Stated goal »
In the data below, find each line containing the string "code" and return it.

[Start Data extract]

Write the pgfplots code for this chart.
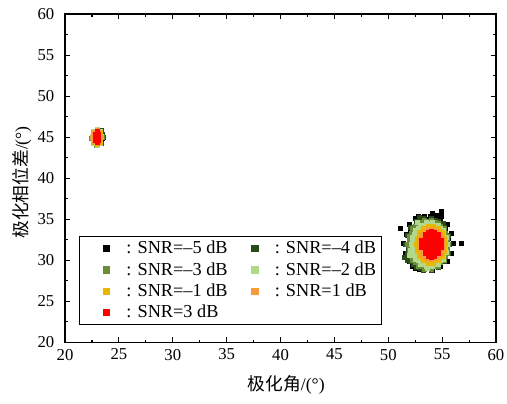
\documentclass[border=0pt]{standalone}
\usepackage{pgfplots}
\pgfplotsset{compat=1.18}
\usetikzlibrary{calc}
\usepackage{fontspec}
\setmainfont{Liberation Serif}
\newfontfamily\cjk{Noto Sans CJK SC}
\definecolor{cA}{HTML}{000000}
\definecolor{cB}{HTML}{2A4A18}
\definecolor{cC}{HTML}{6B8C3A}
\definecolor{cD}{HTML}{B2D88E}
\definecolor{cE}{HTML}{E8B800}
\definecolor{cF}{HTML}{F59B3C}
\definecolor{cG}{HTML}{FF0000}
\begin{document}
\begin{tikzpicture}
\begin{axis}[
  scale only axis, width=323pt, height=246pt,
  xmin=20, xmax=60, ymin=20, ymax=60,
  clip=false,
  xtick={20,25,...,60}, ytick={20,25,...,60},
  minor tick num=1, tick align=inside,
  major tick length=4pt, minor tick length=2pt,
  axis line style={line width=0.9pt},
  every tick/.style={black, line width=0.8pt},
  /pgf/number format/assume math mode=true,
  tick label style={font=\fontsize{12.5}{14}\selectfont},
  xticklabel style={yshift=-1.5pt},
  yticklabel style={xshift=-4.5pt},
  xlabel={{\cjk 极化角}/(°)}, ylabel={{\cjk 极化相位差}/(°)},
  label style={font=\fontsize{13.3}{15}\selectfont},
  xlabel style={at={(axis description cs:0.513,-0.131)}, anchor=center},
  ylabel style={at={(axis description cs:-0.0998,0.487)}, anchor=center},
  legend style={at={(0.032,0.052)}, anchor=south west, draw=black, line width=0.8pt,
    font=\fontsize{13.7}{16}\selectfont, legend columns=2,
    nodes={inner ysep=1pt, text height=11pt, text depth=3pt},
    inner xsep=2pt, inner ysep=1pt,
    /tikz/every even column/.append style={column sep=0pt}},
  legend cell align=left,
  legend image code/.code={\path[draw=none,fill=none] (0cm,-2pt) rectangle (1.1cm,2pt); \draw[mark size=2.3pt,#1] plot coordinates {(0.65cm,0cm)};},
  every axis plot/.append style={only marks, mark=square*, mark size=1.5pt},
]
\addplot[color=cA] coordinates {
(56.00,32.10)(55.86,33.30)(55.46,34.35)(54.85,35.13)(54.10,35.75)(53.30,35.35)(52.55,35.13)(51.94,34.35)(51.64,33.20)(51.40,32.10)(51.54,30.90)(51.94,29.85)(52.55,29.07)(53.30,28.85)(54.10,28.75)(54.85,29.27)(55.46,29.85)(55.86,30.90)
(51.1,33.9)(56.8,32.1)(54.9,35.9)(54.5,35.5)(54.9,35.3)(52.5,29.0)(55.25,30.85)(52.2,29.3)(53.9,35.3)(55.3,33.8)(52.0,33.6)(52.9,28.9)(53.6,35.0)(52.8,35.3)(55.6,32.7)
(23.3,45.0)(22.7,44.6)(23.5,44.8)
};
\addlegendentry{: SNR=--5 dB}
\addplot[color=cB] coordinates {
(55.70,31.95)(55.58,33.06)(55.22,34.04)(54.68,34.77)(54.01,35.15)(53.29,35.15)(52.63,34.77)(52.08,34.04)(51.72,33.06)(51.60,31.95)(51.72,30.84)(52.08,29.86)(52.63,29.14)(53.29,28.75)(54.01,28.75)(54.68,29.14)(55.22,29.86)(55.58,30.84)
(51.5,30.4)(51.8,30.0)(52.3,29.5)(53.0,29.0)(55.4,32.5)(52.2,33.8)(51.9,31.3)(54.4,34.9)(52.9,35.2)(55.1,34.5)
(23.52,44.95)(23.45,45.4)(23.0,46.0)(22.95,44.0)(23.35,45.8)(22.65,45.6)(23.35,44.3)(22.65,44.3)
};
\addlegendentry{: SNR=--4 dB}
\addplot[color=cC] coordinates {
(55.60,31.90)(55.49,32.93)(55.16,33.83)(54.65,34.50)(54.03,34.85)(53.37,34.85)(52.75,34.50)(52.25,33.83)(51.91,32.93)(51.80,31.90)(51.91,30.87)(52.25,29.97)(52.75,29.30)(53.37,28.95)(54.03,28.95)(54.65,29.30)(55.16,29.97)(55.49,30.87)
(55.47,32.40)(55.26,33.33)(54.86,34.08)(54.32,34.58)(53.70,34.75)(53.08,34.58)(52.54,34.08)(52.14,33.33)(51.93,32.40)(51.93,31.40)(52.14,30.48)(52.54,29.72)(53.08,29.22)(53.70,29.05)(54.32,29.22)(54.86,29.72)(55.26,30.48)(55.47,31.40)
(23.45,45.0)(22.48,44.9)(23.0,45.95)(22.9,44.0)(23.3,45.7)(22.6,45.7)(23.3,44.3)(22.6,44.3)
};
\addlegendentry{: SNR=--3 dB}
\addplot[color=cD] coordinates {
(55.45,31.90)(55.35,32.82)(55.06,33.64)(54.63,34.24)(54.09,34.56)(53.51,34.56)(52.98,34.24)(52.54,33.64)(52.25,32.82)(52.15,31.90)(52.25,30.98)(52.54,30.16)(52.98,29.56)(53.51,29.24)(54.09,29.24)(54.63,29.56)(55.06,30.16)(55.35,30.98)
(55.33,32.34)(55.14,33.18)(54.80,33.85)(54.33,34.30)(53.80,34.45)(53.27,34.30)(52.80,33.85)(52.46,33.18)(52.27,32.34)(52.27,31.46)(52.46,30.63)(52.80,29.95)(53.27,29.50)(53.80,29.35)(54.33,29.50)(54.80,29.95)(55.14,30.63)(55.33,31.46)
(51.95,30.6)(52.0,31.2)(53.6,29.0)(52.7,34.6)
(23.4,45.1)(22.5,45.1)(22.95,45.95)(22.95,44.05)(23.28,45.7)(22.6,45.7)(23.28,44.3)(22.6,44.3)
};
\addlegendentry{: SNR=--2 dB}
\addplot[color=cE] coordinates {
(55.30,31.90)(55.22,32.67)(54.98,33.35)(54.63,33.85)(54.18,34.12)(53.72,34.12)(53.28,33.85)(52.92,33.35)(52.68,32.67)(52.60,31.90)(52.68,31.13)(52.92,30.45)(53.28,29.95)(53.72,29.68)(54.18,29.68)(54.63,29.95)(54.98,30.45)(55.22,31.13)
(55.18,32.27)(55.03,32.95)(54.75,33.51)(54.38,33.87)(53.95,34.00)(53.52,33.87)(53.15,33.51)(52.87,32.95)(52.72,32.27)(52.72,31.53)(52.87,30.85)(53.15,30.29)(53.52,29.93)(53.95,29.80)(54.38,29.93)(54.75,30.29)(55.03,30.85)(55.18,31.53)
(23.38,45.0)(22.52,45.0)(22.95,45.85)(22.95,44.15)(23.25,45.6)(22.65,45.6)(23.25,44.4)(22.65,44.4)
};
\addlegendentry{: SNR=--1 dB}
\addplot[color=cF] coordinates {
(55.05,31.90)(54.98,32.53)(54.79,33.09)(54.50,33.50)(54.14,33.72)(53.76,33.72)(53.40,33.50)(53.11,33.09)(52.92,32.53)(52.85,31.90)(52.92,31.27)(53.11,30.71)(53.40,30.30)(53.76,30.08)(54.14,30.08)(54.50,30.30)(54.79,30.71)(54.98,31.27)
(54.94,32.20)(54.82,32.75)(54.59,33.20)(54.29,33.50)(53.95,33.60)(53.61,33.50)(53.31,33.20)(53.08,32.75)(52.97,32.20)(52.97,31.60)(53.08,31.05)(53.31,30.60)(53.61,30.30)(53.95,30.20)(54.29,30.30)(54.59,30.60)(54.82,31.05)(54.94,31.60)
(23.33,45.0)(22.57,45.0)(22.95,45.8)(22.95,44.2)(23.22,45.55)(22.68,45.55)(23.22,44.45)(22.68,44.45)
};
\addlegendentry{: SNR=1 dB}
\addplot[color=cG] coordinates {
(54.0,30.4)(54.0,30.8)(54.0,31.2)(54.0,31.6)(54.0,32.0)(54.0,32.4)(54.0,32.8)(54.0,33.2)(54.0,33.5)
(53.7,30.5)(53.7,30.8)(53.7,31.2)(53.7,31.6)(53.7,32.0)(53.7,32.4)(53.7,32.8)(53.7,33.2)(53.7,33.4)
(54.3,30.5)(54.3,30.8)(54.3,31.2)(54.3,31.6)(54.3,32.0)(54.3,32.4)(54.3,32.8)(54.3,33.2)(54.3,33.4)
(53.4,30.8)(53.4,31.2)(53.4,31.6)(53.4,32.0)(53.4,32.4)(53.4,32.8)(53.4,33.1)
(54.6,30.8)(54.6,31.2)(54.6,31.6)(54.6,32.0)(54.6,32.4)(54.6,32.8)(54.6,33.1)
(53.1,31.6)(53.1,32.0)(53.1,32.4)(54.9,31.6)(54.9,32.0)(54.9,32.4)
(22.85,44.6)(23.05,44.6)(22.8,45.0)(23.1,45.0)(22.85,45.4)(23.05,45.4)(22.95,45.65)(22.95,44.35)
};
\addlegendentry{: SNR=3 dB}
\end{axis}
\pgfresetboundingbox
\path[use as bounding box] ($(current axis.south west)+(-48.75pt,-45.75pt)$) rectangle ($(current axis.north east)+(8.25pt,10.5pt)$);
\end{tikzpicture}
\end{document}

[End Data extract]

Task result »
Write the pgfplots code for this chart.
  legend image code/.code={\path[draw=none,fill=none] (0cm,-2pt) rectangle (1.1cm,2pt); \draw[mark size=2.3pt,#1] plot coordinates {(0.65cm,0cm)};},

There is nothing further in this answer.